From where does this inadequacy stem? It's part and parcel of the game's structure. If you were to modify limit hold'em so that bets prior to the flop were one unit, bets on the flop were two or three units, and bets on the turn and river were four or five units, you'd have an entirely different game. Deciding what to do when you flop a pair of jacks in early position and want to protect your hand would be easier. Much of the time you could bet a sufficient amount to make drawing incorrect, and if that were the case, you'd win if your opponent folded. In addition, you'd have a positive long-term expectation if he called when the price was just too high to justify it.

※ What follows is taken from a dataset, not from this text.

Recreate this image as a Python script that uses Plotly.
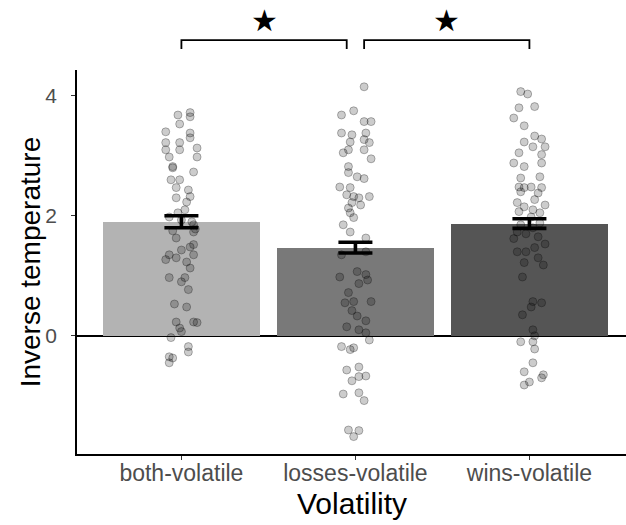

The question of whether limit or big-bet hold'em is more difficult has been around for a while, and it's not going away anytime soon. Big-bet poker creates tough choices because the implications of a wrong decision can be catastrophic, while limit hold'em produces many situations in which none of the options available to a player will enable him to knock an opponent one way or the other.
The recent surge in poker's popularity has produced one possible compromise in game structure: the introduction of no-limit games with a fixed buy-in. These games, in which there's a cap on the amount a player can buy in for – a typical game features blinds of $1-$2, with a maximum buy-in of either $100 or $200 – provide no-limit decision-making and the ability to protect one's hand with a big bet. But because of the cap on the buy-in, they also mitigate the catastrophic nature of a single bad decision. While some players derisively refer to these games as big-bet poker with training wheels, the game structure straddles a middle ground between limit hold'em and real big-bet games.
Does this mean I'm calling for a change in the way Texas hold'em ought to be structured? No, I don't think so – not yet, anyway. But it's an issue worth thinking about, and if the structure of hold'em can be modified to improve the game, everyone benefits at the end of the day.